● Given task: Write the material out again in full, word for word. Do not include the pictures.

● Data extract:
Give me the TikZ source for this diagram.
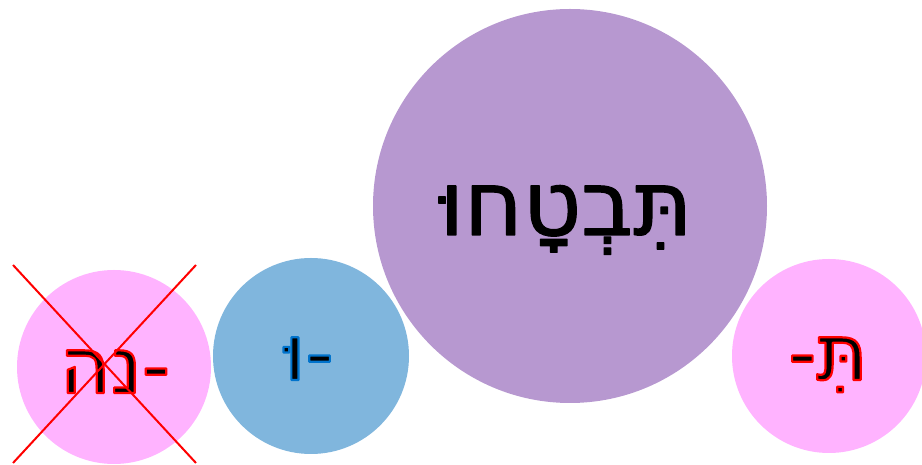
\documentclass[tikz,border=0pt]{standalone}
\usepackage{fontspec}
\setmainfont{Liberation Sans}
\newfontfamily\hebfont[Script=Hebrew]{DejaVu Sans}
\TeXXeTstate=1
\definecolor{pinkc}{RGB}{255,179,255}
\definecolor{bluec}{RGB}{128,182,221}
\definecolor{purplec}{RGB}{183,152,208}
\newcommand{\strokeon}[2]{\special{pdf:literal direct #1 RG #2 w 1 j 2 Tr}}
\newcommand{\strokeoff}{\special{pdf:literal direct 0 Tr}}
\tikzset{
  bubble/.style={circle, inner sep=0pt, minimum size=#1},
  bigtxt/.style={anchor=base, inner sep=0pt, font=\hebfont\fontsize{90}{96}\selectfont, text=black},
  smalltxt/.style={anchor=base, inner sep=0pt, font=\hebfont\fontsize{78}{84}\selectfont, text=black},
  cross/.style={draw=red, line width=2pt}
}
\begin{document}
\begin{tikzpicture}[x=1pt,y=1pt]
\useasboundingbox (0,0) rectangle (922,465);
\node[bubble=194pt, fill=pinkc] (pl) at (114,98) {};
\node[bubble=196pt, fill=bluec] (bl) at (311,109) {};
\node[bubble=394pt, fill=purplec] (pu) at (570,259) {};
\node[bubble=194pt, fill=pinkc] (pr) at (829,109) {};
\node[bigtxt] (tbig) at (566,230) {\strokeon{0 0 0}{1.2}\beginR תִּבְטָחוּ\endR\strokeoff};
\node[smalltxt] (tpl) at (115,72) {\strokeon{1 0 0}{2.2}\beginR -נה\endR\strokeoff};
\node[smalltxt] (tbl) at (309,85) {\strokeon{0 0.45 0.8}{2.2}\beginR -וּ\endR\strokeoff};
\node[smalltxt] (tpr) at (828,85) {\strokeon{1 0 0}{2.2}\beginR תִּ-\endR\strokeoff};
\coordinate (xa) at (13,200);
\coordinate (xb) at (196,2);
\coordinate (xc) at (196,200);
\coordinate (xd) at (13,2);
\draw[cross] (xa) -- (xb);
\draw[cross] (xc) -- (xd);
\end{tikzpicture}
\end{document}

● Solution for this task:
Give me the TikZ source for this diagram.
\documentclass[tikz,border=0pt]{standalone}
\usepackage{fontspec}
\setmainfont{Liberation Sans}
\newfontfamily\hebfont[Script=Hebrew]{DejaVu Sans}
\TeXXeTstate=1
\definecolor{pinkc}{RGB}{255,179,255}
\definecolor{bluec}{RGB}{128,182,221}
\definecolor{purplec}{RGB}{183,152,208}
\newcommand{\strokeon}[2]{\special{pdf:literal direct #1 RG #2 w 1 j 2 Tr}}
\newcommand{\strokeoff}{\special{pdf:literal direct 0 Tr}}
\tikzset{
  bubble/.style={circle, inner sep=0pt, minimum size=#1},
  bigtxt/.style={anchor=base, inner sep=0pt, font=\hebfont\fontsize{90}{96}\selectfont, text=black},
  smalltxt/.style={anchor=base, inner sep=0pt, font=\hebfont\fontsize{78}{84}\selectfont, text=black},
  cross/.style={draw=red, line width=2pt}
}
\begin{document}
\begin{tikzpicture}[x=1pt,y=1pt]
\useasboundingbox (0,0) rectangle (922,465);
\node[bubble=194pt, fill=pinkc] (pl) at (114,98) {};
\node[bubble=196pt, fill=bluec] (bl) at (311,109) {};
\node[bubble=394pt, fill=purplec] (pu) at (570,259) {};
\node[bubble=194pt, fill=pinkc] (pr) at (829,109) {};
\node[bigtxt] (tbig) at (566,230) {\strokeon{0 0 0}{1.2}\beginR תִּבְטָחוּ\endR\strokeoff};
\node[smalltxt] (tpl) at (115,72) {\strokeon{1 0 0}{2.2}\beginR -נה\endR\strokeoff};
\node[smalltxt] (tbl) at (309,85) {\strokeon{0 0.45 0.8}{2.2}\beginR -וּ\endR\strokeoff};
\node[smalltxt] (tpr) at (828,85) {\strokeon{1 0 0}{2.2}\beginR תִּ-\endR\strokeoff};
\coordinate (xa) at (13,200);
\coordinate (xb) at (196,2);
\coordinate (xc) at (196,200);
\coordinate (xd) at (13,2);
\draw[cross] (xa) -- (xb);
\draw[cross] (xc) -- (xd);
\end{tikzpicture}
\end{document}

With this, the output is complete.